Publié le 11 janvier 2013 par Manouane @manouane
Frédéric Beigbeder : Premier bilan après l’apocalypse

J’aime bien les livres où il est question du livre en tant qu’objet et du livre en tant que lectures.

Le livre en tant qu’objet : Dans son introduction, Frédéric Beigdeber (99 francs, Dernier inventaire avant liquidation) s’insurge contre la possible disparition du livre papier, remplacé par l’insipide liseuse électronique – d’où l’idée de l’apocalypse. Il voue pour le livre papier une passion viscérale, plantée dans son être : « Je n’ai jamais écrit qu’en fantasmant sur l’objet final, sa taille, sa forme, son odeur. J’ai toujours eu besoin de visualiser la couverture, le titre, avec bien sûr mon nom en haut de l’affiche, en caractères gras » (p. 17). Il écrit, en guise d’introduction, quelques belles réflexions par rapport au livre de papier dont deux extraits sont reproduits plus bas.

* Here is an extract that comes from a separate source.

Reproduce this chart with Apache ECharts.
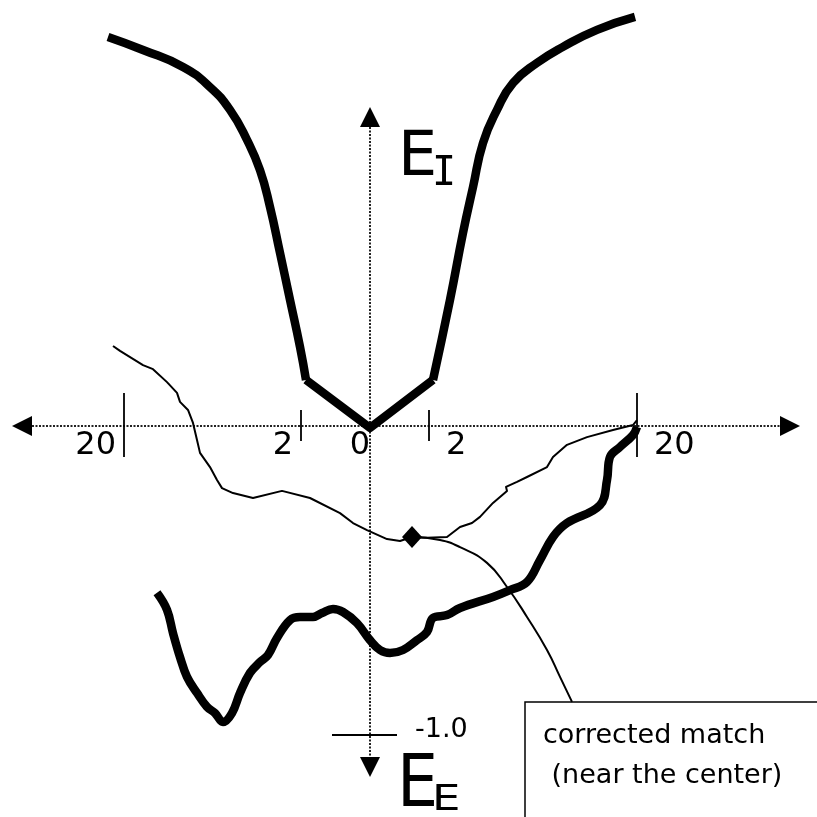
<!DOCTYPE html>
<html>
<head>
<meta charset="utf-8">
<title>E_I / E_E match curves</title>
<script src="https://cdn.jsdelivr.net/npm/echarts@6/dist/echarts.min.js"></script>
<style>
  html, body { margin: 0; padding: 0; background: #fff; }
  #chart { width: 817px; height: 817px; }
</style>
</head>
<body>
<div id="chart"></div>
<script>
// ---- data (x: offset along E, y: energy) ----
// E_I: left flank, central valley, right flank
const eiLeft = [[-2.62,1.259],[-2.27,1.217],[-1.87,1.162],[-1.60,1.097],[-1.40,1.023],[-1.23,0.926],
  [-1.10,0.828],[-1.00,0.709],[-0.90,0.560],[-0.80,0.408],[-0.70,0.256],[-0.64,0.149]];
const eiValley = [[-0.64,0.149],[0.00,-0.006],[0.63,0.149]];
const eiRight = [[0.63,0.149],[0.80,0.408],[0.93,0.625],[1.03,0.773],[1.13,0.916],[1.27,1.023],
  [1.43,1.110],[1.67,1.175],[1.93,1.227],[2.27,1.282],[2.65,1.324]];

// E_E profile
const eeCurve = [[-2.13,-0.540],[-2.03,-0.595],[-1.97,-0.670],[-1.90,-0.748],[-1.83,-0.812],[-1.73,-0.864],
  [-1.63,-0.909],[-1.55,-0.929],[-1.47,-0.958],[-1.38,-0.929],[-1.30,-0.864],[-1.20,-0.799],[-1.10,-0.764],
  [-1.02,-0.741],[-0.93,-0.686],[-0.80,-0.628],[-0.70,-0.618],[-0.57,-0.618],[-0.48,-0.605],[-0.37,-0.592],
  [-0.27,-0.602],[-0.13,-0.638],[0.00,-0.693],[0.10,-0.725],[0.20,-0.735],[0.33,-0.725],[0.47,-0.693],
  [0.57,-0.667],[0.63,-0.621],[0.77,-0.612],[0.90,-0.589],[1.23,-0.553],[1.40,-0.531],[1.57,-0.505],
  [1.70,-0.434],[1.83,-0.359],[1.97,-0.314],[2.30,-0.256],[2.37,-0.175],[2.40,-0.100],[2.50,-0.068],
  [2.63,-0.029],[2.67,-0.003]];

// thin match path
const matchPath = [[-2.57,0.259],[-2.50,0.243],[-2.27,0.197],[-2.17,0.184],[-2.03,0.142],[-1.93,0.107],
  [-1.90,0.078],[-1.82,0.052],[-1.77,0.010],[-1.73,-0.045],[-1.70,-0.087],[-1.60,-0.133],[-1.53,-0.175],
  [-1.48,-0.201],[-1.37,-0.217],[-1.17,-0.233],[-0.88,-0.210],[-0.60,-0.233],[-0.30,-0.282],[-0.17,-0.314],
  [-0.03,-0.337],[0.17,-0.366],[0.30,-0.372],[0.42,-0.359],[0.57,-0.362],[0.77,-0.359],[0.90,-0.327],
  [1.02,-0.314],[1.10,-0.294],[1.23,-0.249],[1.37,-0.210],[1.36,-0.197],[1.47,-0.181],[1.57,-0.165],
  [1.77,-0.133],[1.83,-0.100],[1.97,-0.061],[2.17,-0.036],[2.43,-0.013],[2.63,0.003],[2.67,0.019]];

// corrected match point and its callout leader
const matchPoint = [[0.42,-0.359]];
const calloutPath = [[0.42,-0.359],[0.70,-0.369],[0.90,-0.392],[1.17,-0.443],[1.37,-0.521],
  [1.57,-0.618],[1.77,-0.725],[1.90,-0.812],[2.02,-0.893]];
const calloutBox = [1.55,-0.893];          // top-left corner of the note box
const calloutText = ['corrected match', ' (near the center)'];

// axis furniture
const xTickValues = [-2.46, -0.69, 0, 0.59, 2.67];
const xTickLabels = ['20', '2', '0', '2', '20'];
const xTickMajor = [true, false, null, false, true];
const yTickValue = -1.0;
const yTickLabel = '-1.0';
const xAxisEnds = [-3.58, 4.30];
const yAxisEnds = [-1.136, 1.032];

// ---- drawing ----
const FONT = '"DejaVu Sans", Verdana, sans-serif';
const chart = echarts.init(document.getElementById('chart'), null, { renderer: 'canvas' });

function renderFrame(params, api) {
  const P = (x, y) => api.coord([x, y]);
  const o = P(0, 0);
  const kids = [];
  const dotted = { stroke: '#222', lineWidth: 2, lineDash: [2, 1.5] };
  const AH = 20, AW = 10;

  const xl = P(xAxisEnds[0], 0)[0], xr = P(xAxisEnds[1], 0)[0];
  const yt = P(0, yAxisEnds[1])[1], yb = P(0, yAxisEnds[0])[1];

  // dotted axes
  kids.push({ type: 'line', shape: { x1: xl + AH, y1: o[1], x2: xr - AH, y2: o[1] }, style: dotted });
  kids.push({ type: 'line', shape: { x1: o[0], y1: yt + AH, x2: o[0], y2: yb - AH }, style: dotted });

  // arrowheads
  const tri = pts => ({ type: 'polygon', shape: { points: pts }, style: { fill: '#000' } });
  kids.push(tri([[xl, o[1]], [xl + AH, o[1] - AW], [xl + AH, o[1] + AW]]));
  kids.push(tri([[xr, o[1]], [xr - AH, o[1] - AW], [xr - AH, o[1] + AW]]));
  kids.push(tri([[o[0], yt], [o[0] - AW, yt + AH], [o[0] + AW, yt + AH]]));
  kids.push(tri([[o[0], yb], [o[0] - AW, yb - AH], [o[0] + AW, yb - AH]]));

  // x ticks and labels
  xTickValues.forEach((v, i) => {
    const px = P(v, 0)[0];
    const major = xTickMajor[i];
    if (major !== null) {
      const up = major ? 33 : 16, down = major ? 31 : 15;
      kids.push({ type: 'line', shape: { x1: px, y1: o[1] - up, x2: px, y2: o[1] + down },
        style: { stroke: '#000', lineWidth: 1.8 } });
    }
    let lx, align;
    if (v < 0) { lx = px - 8; align = 'right'; }
    else if (v > 0) { lx = px + 17; align = 'left'; }
    else { lx = px - 10; align = 'center'; }
    kids.push({ type: 'text', x: lx, y: o[1] + 20,
      style: { text: xTickLabels[i], font: '32px ' + FONT, fill: '#000', align: align, verticalAlign: 'middle' } });
  });

  // y tick at -1.0
  const ty = P(0, yTickValue)[1];
  kids.push({ type: 'line', shape: { x1: o[0] - 38, y1: ty, x2: o[0] + 27, y2: ty },
    style: { stroke: '#000', lineWidth: 1.8 } });
  kids.push({ type: 'text', x: o[0] + 45, y: ty - 5,
    style: { text: yTickLabel, font: '27px ' + FONT, fill: '#000', align: 'left', verticalAlign: 'middle' } });

  // axis titles E_I and E_E
  kids.push({ type: 'text', x: o[0] + 28, y: yt + 52,
    style: { text: 'E', font: '62px ' + FONT, fill: '#000', align: 'left', verticalAlign: 'middle' } });
  kids.push({ type: 'text', x: o[0] + 62, y: yt + 67,
    style: { text: 'I', font: '40px "DejaVu Sans Mono", monospace', fill: '#000', align: 'left', verticalAlign: 'middle' } });
  kids.push({ type: 'text', x: o[0] + 27, y: yb + 10, scaleX: 1.05, scaleY: 1.18,
    style: { text: 'E', font: '62px ' + FONT, fill: '#000', align: 'left', verticalAlign: 'middle' } });
  kids.push({ type: 'text', x: o[0] + 62, y: yb + 24, scaleX: 1.25, scaleY: 1.0,
    style: { text: 'E', font: '36px ' + FONT, fill: '#000', align: 'left', verticalAlign: 'middle' } });

  // note box
  const b = P(calloutBox[0], calloutBox[1]);
  kids.push({ type: 'rect', shape: { x: b[0], y: b[1], width: 400, height: 300 },
    style: { fill: '#fff', stroke: '#000', lineWidth: 1.5 } });
  kids.push({ type: 'text', x: b[0] + 18, y: b[1] + 34,
    style: { text: calloutText[0], font: '27px ' + FONT, fill: '#000', align: 'left', verticalAlign: 'middle' } });
  kids.push({ type: 'text', x: b[0] + 18, y: b[1] + 74,
    style: { text: calloutText[1], font: '27px ' + FONT, fill: '#000', align: 'left', verticalAlign: 'middle', whiteSpace: 'pre' } });

  return { type: 'group', children: kids };
}

function curve(name, data, width, smooth, z) {
  return {
    type: 'line', name, data, smooth, z,
    symbol: 'none', showSymbol: false, clip: false, silent: true,
    lineStyle: { color: '#000', width, cap: 'butt', join: 'round' }
  };
}

chart.setOption({
  animation: false,
  backgroundColor: '#fff',
  grid: { left: 0, top: 0, right: 0, bottom: 0 },
  xAxis: { type: 'value', min: -3.70, max: 4.47, show: false },
  yAxis: { type: 'value', min: -391 / 309, max: 426 / 309, show: false },
  series: [
    { type: 'custom', name: 'frame', data: [[0, 0]], renderItem: renderFrame, clip: false, silent: true, z: 1 },
    curve('E_I left', eiLeft, 8.5, 0.5, 3),
    curve('E_I valley', eiValley, 8.5, false, 3),
    curve('E_I right', eiRight, 8.5, 0.5, 3),
    curve('E_E', eeCurve, 8.5, 0.4, 3),
    curve('match path', matchPath, 2, false, 4),
    curve('callout', calloutPath, 2, 0.5, 4),
    {
      type: 'scatter', name: 'corrected match', data: matchPoint, z: 5, silent: true,
      symbol: 'diamond', symbolSize: [20, 22], itemStyle: { color: '#000', opacity: 1 }
    }
  ]
});
</script>
</body>
</html>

Les livres en tant que lectures : L’auteur s’est fait plaisir. Après son Dernier inventaire avant liquidation, qui était une présentation des 50 livres du siècle choisis par les Français selon un sondage Le Monde / FNAC, il a voulu présenter sa liste personnelle de livres, les 100 ouvrages dont il recommande la lecture. Sa méthodologie? La voici :

 Mes 10 critères pour aimer un livre :

  1. Tronche de l’auteur (attitude ou manière de s’habiller)
  2. Drôlerie (un point par éclat de rire)
  3. Vie privée de l’auteur (par exemple, un bon point s’il s’est suicidé jeune)
  4. Émotion (un point par larme versée)
  5. Charme, grâce, mystère (quand tu te dis « oh la la comme c’est beau » sans être capable d’expliquer pourquoi)
  6. Présence d’aphorismes qui tuent, de paragraphes que j’ai eu envie de noter, voire de retenir par cœur (un point par citation produisant un effet sur les femmes)
  7. Concision (un point supplémentaire si le livre fait moins de 150 pages)
  8. Snobisme, arrogance (un bon point si l’auteur est un mythe obscur, deux s’il parle de gens que je ne connais pas, trois si l’Action se déroule dans des lieux où il est impossible d’entrer)
  9. Méchanceté, agacement, colère, éruptions cutanées (un point si j’ai ressenti l’envie de jeter le bouquin par la fenêtre)
  10. Érotisme, sensualité de la prose (un point en cas d’érection, deux en cas d’orgasme sans les mains)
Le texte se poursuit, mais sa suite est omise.